People want to be coached, not controlled. The best coach usually wins the most games. When your crew isn’t accountable or responsible, it’s a reflection of the coach’s control or lack of control. The more you control, the less your people do for themselves. The more decisions you make for them, the fewer decisions they will make. The more questions you answer for them everyday, the less they have to think and learn. Is that what you want?  

Good coaches train their employees regularly, have team meetings to review progress and ask their team leaders to think for themselves and call their own plays. Even great head football coaches don’t call their own plays. Your job is to explain what’s expected, and then provide feedback as to their progress. Use regular check-in times and follow-up. 

Good coaches also regularly recognize, praise and encourage their players to become the best they can be. Make it your priority to look for the good instead of pointing out the bad. Yelling doesn’t work.  Motivating people makes them want to do more, accept responsibility and become accountable. The louder you scream, the less they want to do. 

5. Celebrate and Reward Success

When accountable and responsible employees achieve great results, they need to be thanked and rewarded. It’s your job as the leader to set up a fun, competitive and simple system to reward success. At your regular job or company meetings, pick out two people to recognize for a job well done.  
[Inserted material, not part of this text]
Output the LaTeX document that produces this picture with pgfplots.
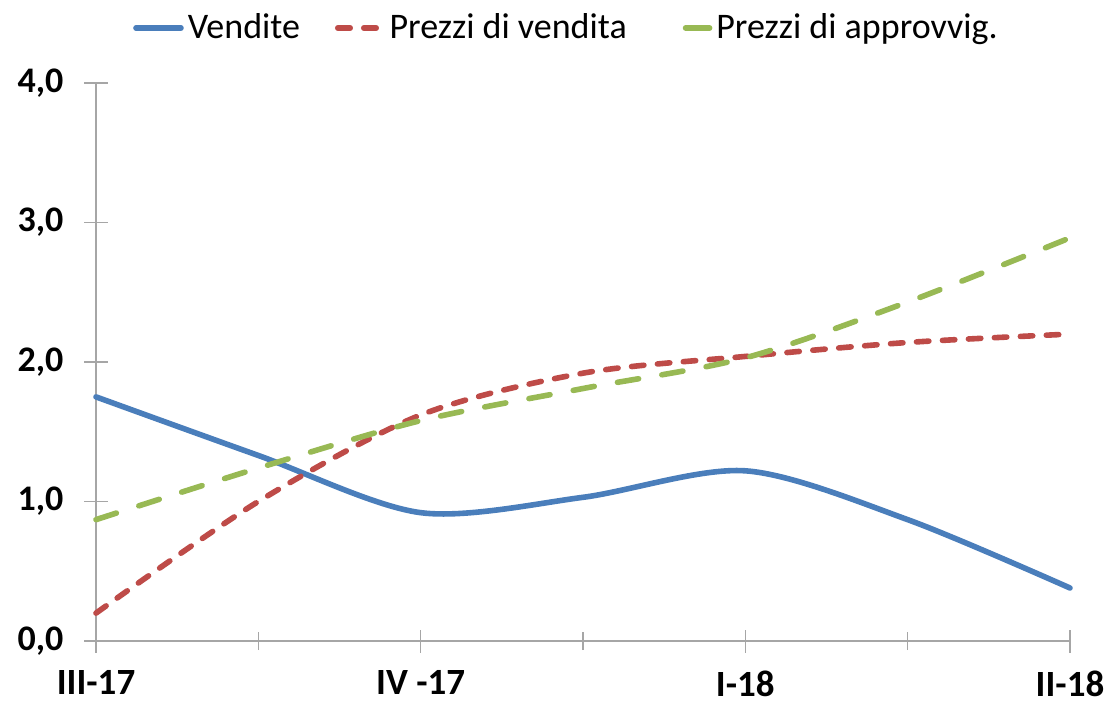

Start a weekly award for the field crew member who saves the most money, does something excellent, has the best attitude, makes the best decision or goes the extra mile for the customer. Keep it fun, challenging and interactive. Let everyone on the crew vote for the winner some weeks, and on alternating weeks, let your project managers choose the recipient. Give out small prizes like gift certificates a restaurant, tickets to ballgames, T-shirts, new tools or hardhat stickers.  Make It Happen!By implementing these simple steps, your people will grow and want to take on more responsibility. It’s your responsibility to let go of accountability. Get started right now by taking three things off of your “to-do” list, and delegate them to someone else. Enjoy!